# Start of Records supplied
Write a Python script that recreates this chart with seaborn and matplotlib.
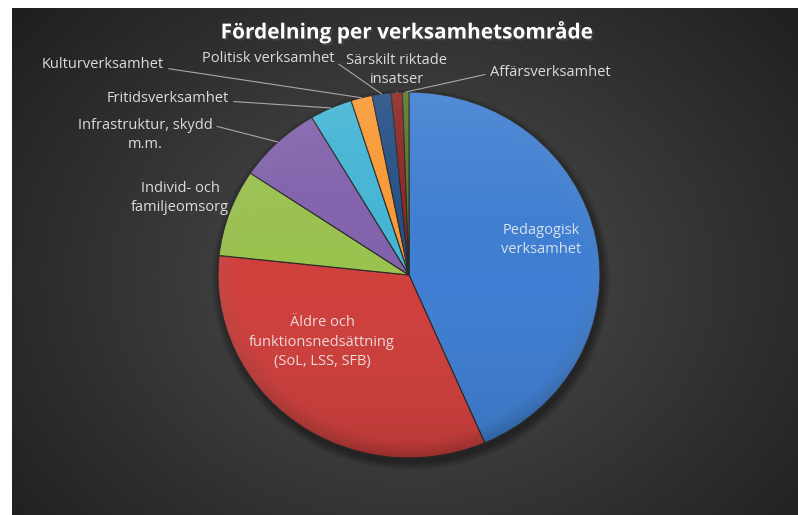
import numpy as np
import matplotlib.pyplot as plt
import matplotlib.patheffects as pe
from matplotlib.patches import Ellipse
import seaborn as sns

# andel per verksamhetsområde (%), medurs från toppen
omraden = ["Pedagogisk verksamhet", "Äldre och funktionsnedsättning (SoL, LSS, SFB)",
           "Individ- och familjeomsorg", "Infrastruktur, skydd m.m.",
           "Fritidsverksamhet", "Kulturverksamhet", "Politisk verksamhet",
           "Särskilt riktade insatser", "Affärsverksamhet"]
andel = [43.5, 33.2, 7.7, 7.1, 3.6, 1.8, 1.6, 0.95, 0.55]
etiketter = ["Pedagogisk\nverksamhet", "Äldre och\nfunktionsnedsättning\n(SoL, LSS, SFB)",
             "Individ- och\nfamiljeomsorg", "Infrastruktur, skydd\nm.m.",
             "Fritidsverksamhet", "Kulturverksamhet", "Politisk verksamhet",
             "Särskilt riktade\ninsatser", "Affärsverksamhet"]
farger = ["#3f7fd3", "#d0403d", "#9bc34f", "#8262ad", "#43b6d6",
          "#fb9a35", "#244f85", "#8e2624", "#5a7a25"]

sns.set_theme(style="dark")
plt.rcParams["font.family"] = ["Open Sans", "DejaVu Sans"]

W, H = 798, 515
fig = plt.figure(figsize=(W / 100, H / 100), dpi=100)
fig.patch.set_facecolor("white")

# mörk radiell bakgrund
bg = fig.add_axes([12 / W, 0, 786 / W, 507 / H])
yy, xx = np.mgrid[0:507, 0:786]
d = np.sqrt(((xx - 400) / 520) ** 2 + ((yy - 270) / 420) ** 2)
g = np.clip(0.31 - 0.19 * d, 0.11, 0.31)
bg.imshow(np.dstack([g, g, g]), aspect="auto", interpolation="bilinear")
bg.set_axis_off()

# tårtan
cx, cy, rx, ry = 409, 275, 191, 183
ax = fig.add_axes([(cx - rx) / W, (H - cy - ry) / H, 2 * rx / W, 2 * ry / H])

# mjuk skugga under tårtan
for k in range(8):
    ax.add_patch(Ellipse((0.01, -0.025), 2.0 + 0.012 * k, 2.0 + 0.012 * k,
                         color="black", alpha=0.05, lw=0, zorder=0, clip_on=False))

wedges, _ = ax.pie(andel, colors=farger, startangle=90, counterclock=False,
                   radius=1, wedgeprops=dict(edgecolor="#2a2a2a", linewidth=0.8))
for w in wedges:
    w.set_clip_on(False)
ax.set_aspect("auto")
ax.set_axis_off()
ax.patch.set_alpha(0)

# ljusare upptill, mörkare nertill och mot kanten
gy, gx = np.mgrid[1:-1:300j, -1:1:300j]
r = np.sqrt(gx ** 2 + gy ** 2)
ljus = np.clip(0.5 + 0.5 * gy, 0, 1)
shade = np.zeros((300, 300, 4))
shade[..., :3] = ljus[..., None]
shade[..., 3] = 0.10 * np.abs(gy) + 0.18 * np.clip((r - 0.9) / 0.1, 0, 1) * (1 - ljus)
im = ax.imshow(shade, extent=(-1, 1, -1, 1), aspect="auto", zorder=5,
               interpolation="bilinear")
im.set_clip_path(Ellipse((0, 0), 2, 2, transform=ax.transData))
ax.set_xlim(-1, 1)
ax.set_ylim(-1, 1)

txt = "#dcdcdc"
linje = "#a8a8a8"


def px(x, y):
    return (x / W, 1 - y / H)


# etiketter inne i tårtan
fig.text(*px(541, 240), etiketter[0], color="#d8e0ee", fontsize=10.5, ha="center",
         va="center", linespacing=1.45)
fig.text(*px(322, 342), etiketter[1], color="#eadada", fontsize=10.5, ha="center",
         va="center", linespacing=1.45)
fig.text(*px(180, 198), etiketter[2], color=txt, fontsize=10.5, ha="center", va="center",
         linespacing=1.45)

# etiketter med hänvisningslinjer: (index, position, relpos)
utanfor = [(3, (145, 135), (1.0, 0.78)),
           (4, (168, 99), (1.0, 0.35)),
           (5, (103, 65), (1.0, 0.3)),
           (6, (268, 58), (1.0, 0.3)),
           (7, (397, 70), (0.5, 0.0)),
           (8, (550, 72), (0.0, 0.4))]
for i, pos, rel in utanfor:
    w = wedges[i]
    mid = np.deg2rad((w.theta1 + w.theta2) / 2)
    ax.annotate(etiketter[i], xy=(np.cos(mid), np.sin(mid)), xycoords="data",
                xytext=px(*pos), textcoords="figure fraction",
                ha="center", va="center", color=txt, fontsize=10.5, linespacing=1.45,
                arrowprops=dict(arrowstyle="-", color=linje, lw=0.8,
                                shrinkA=1, shrinkB=0, relpos=rel))

fig.text(*px(407, 32), "Fördelning per verksamhetsområde", color="white",
         fontsize=15, fontweight="bold", ha="center", va="center",
         path_effects=[pe.withSimplePatchShadow(offset=(1.5, -1.5), alpha=0.6)])

fig.savefig("out.png", dpi=100)
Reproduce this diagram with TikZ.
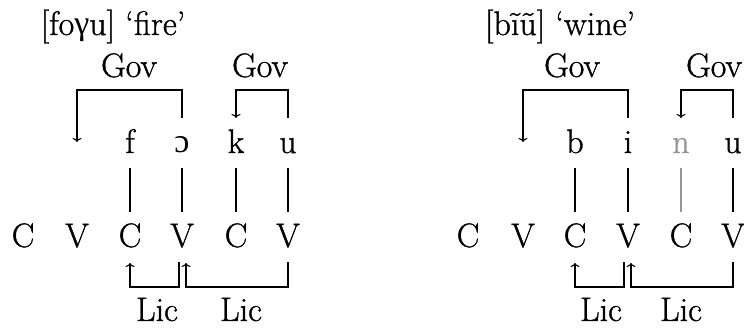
# End of Records supplied
Task details — Your task is to restate word for word the lines from the top of the data to the line containing "bg.set_axis_off()", both ends included, with every picture left out.

Full response —
Write a Python script that recreates this chart with seaborn and matplotlib.
import numpy as np
import matplotlib.pyplot as plt
import matplotlib.patheffects as pe
from matplotlib.patches import Ellipse
import seaborn as sns

# andel per verksamhetsområde (%), medurs från toppen
omraden = ["Pedagogisk verksamhet", "Äldre och funktionsnedsättning (SoL, LSS, SFB)",
           "Individ- och familjeomsorg", "Infrastruktur, skydd m.m.",
           "Fritidsverksamhet", "Kulturverksamhet", "Politisk verksamhet",
           "Särskilt riktade insatser", "Affärsverksamhet"]
andel = [43.5, 33.2, 7.7, 7.1, 3.6, 1.8, 1.6, 0.95, 0.55]
etiketter = ["Pedagogisk\nverksamhet", "Äldre och\nfunktionsnedsättning\n(SoL, LSS, SFB)",
             "Individ- och\nfamiljeomsorg", "Infrastruktur, skydd\nm.m.",
             "Fritidsverksamhet", "Kulturverksamhet", "Politisk verksamhet",
             "Särskilt riktade\ninsatser", "Affärsverksamhet"]
farger = ["#3f7fd3", "#d0403d", "#9bc34f", "#8262ad", "#43b6d6",
          "#fb9a35", "#244f85", "#8e2624", "#5a7a25"]

sns.set_theme(style="dark")
plt.rcParams["font.family"] = ["Open Sans", "DejaVu Sans"]

W, H = 798, 515
fig = plt.figure(figsize=(W / 100, H / 100), dpi=100)
fig.patch.set_facecolor("white")

# mörk radiell bakgrund
bg = fig.add_axes([12 / W, 0, 786 / W, 507 / H])
yy, xx = np.mgrid[0:507, 0:786]
d = np.sqrt(((xx - 400) / 520) ** 2 + ((yy - 270) / 420) ** 2)
g = np.clip(0.31 - 0.19 * d, 0.11, 0.31)
bg.imshow(np.dstack([g, g, g]), aspect="auto", interpolation="bilinear")
bg.set_axis_off()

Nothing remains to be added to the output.